Van Ryswyk turned the question on its head, arguing the province just doesn't have the money.
“I hate to be the bearer of bad news, but there is no money,” she said.
Upshaw also poked a hole in Clark's optimism about the economy, recalling the downturn in 2008.
“You can be optimistic all you want, but if you can't pay the bills optimism soon turns to pessimism,” he said. Independent candidate Silverado Brooks Socrates suggested spending money outside provincial borders, on peace villages for example, to rebuild our provincial reputation as 'supernatural B.C.' instead of 'supertanker B.C.'
Making farming viable and appealing to younger generations
Candidates blamed agricultural struggles partly on the high turn around of agricultural ministers. Having four different ministers in five years creates what Gordon calls “wasted time.” Upshaw also noted how the promising work of former minister Norm Letnick was cut short when replaced by new minister Pat Pimm.
“We need to stop the revolving door on all these agricultural portfolios, we've had 12 in the last 20 years,” he said. Instead of relying upon migrant labor from Mexico, Upshaw says fair wages would encourage Kelowna residents to reconnect with farming.
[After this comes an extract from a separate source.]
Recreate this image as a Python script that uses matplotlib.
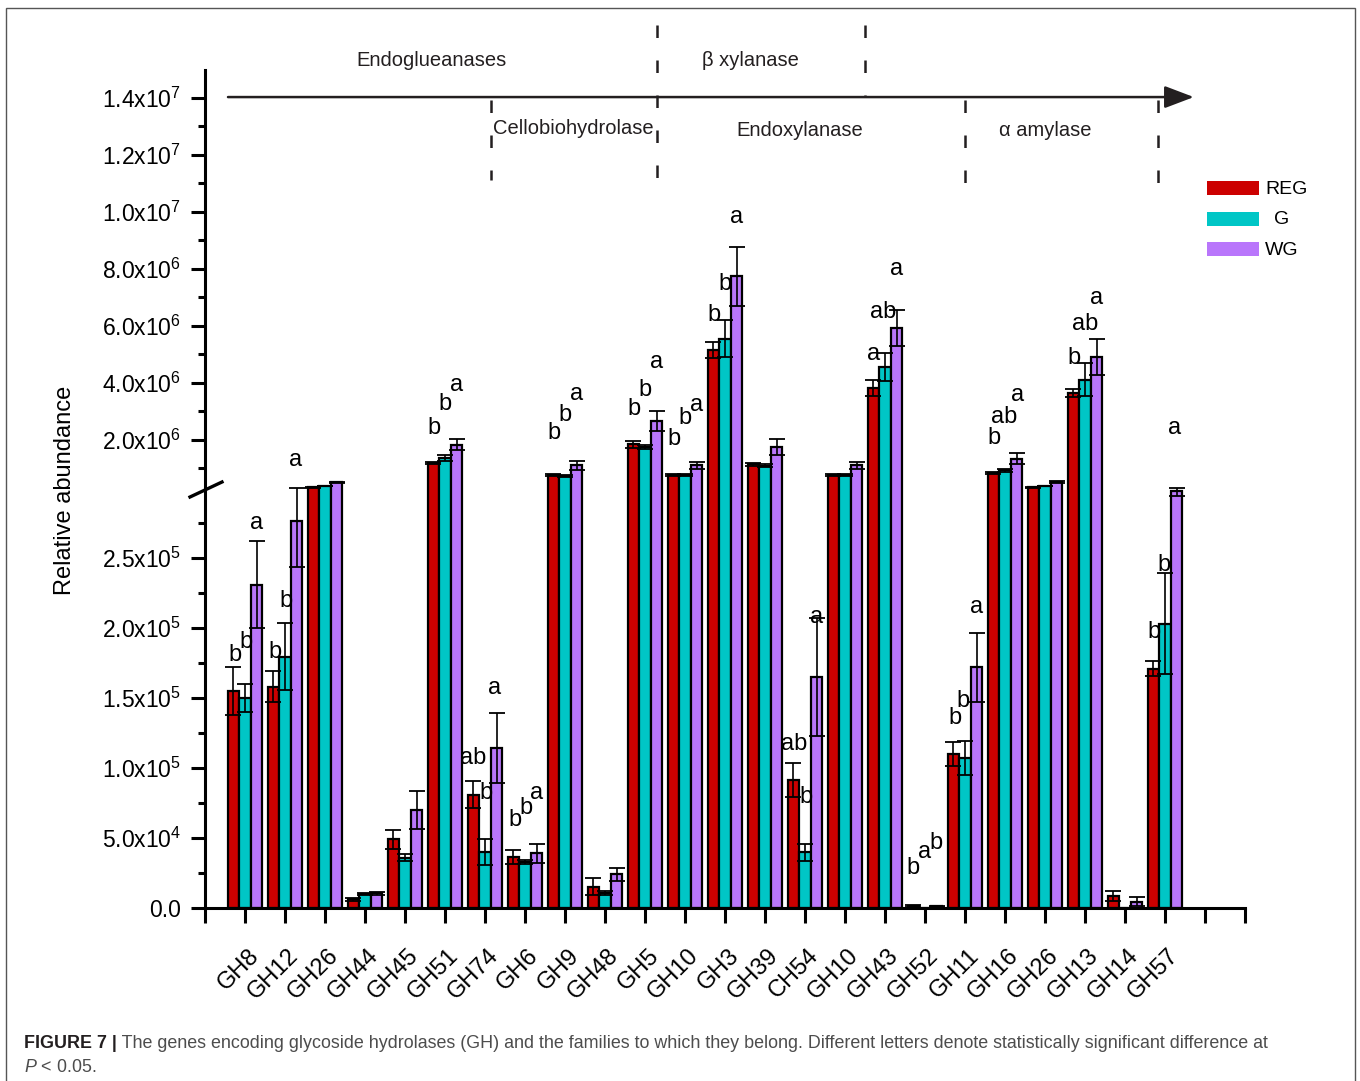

“There's no shame in picking a cherry or an apple,” he said.
Zepik suggested the province get out of the Columbia River Treaty, which irrigates Washington farms with B.C. water, effectively subsidizing the very growers Okanagan farmers compete with.
But for Clark, the answer lies in the Asian market. Marketing B.C. cherries in China will boost revenues by another $20 million, she said.
“We need more customers for our agricultural products, that's how we raise the prices and we need to find those customers over in China,” she said.
Role of private healthcare
Last but not least, candidates were asked what role private facilities should play in solving the healthcare challenges of the constituency.
While B.C. has the lowest per capita cost for healthcare in Canada aside from Quebec, Clark says Kelowna needs to ensure its medical students actually end up practising in the Okanagan for the long term.
Gordon argued a public system is most cost-effective for residents.
“When you deliver services publicly people actually have better wages,” she said. Money should instead target the need of Westside residents' for better access to Kelowna General Hospital. “We have high vulnerability over here and we are not taking care of some of the people on this side of the lake,” she said.
Van Ryswyk firmly opposed the idea of having a private clinic on Westbank First Nation terrritory.
“Healthcare should be for everybody not just for the rich,” she said, adding that taxes on First Nation land would not go to the municipality.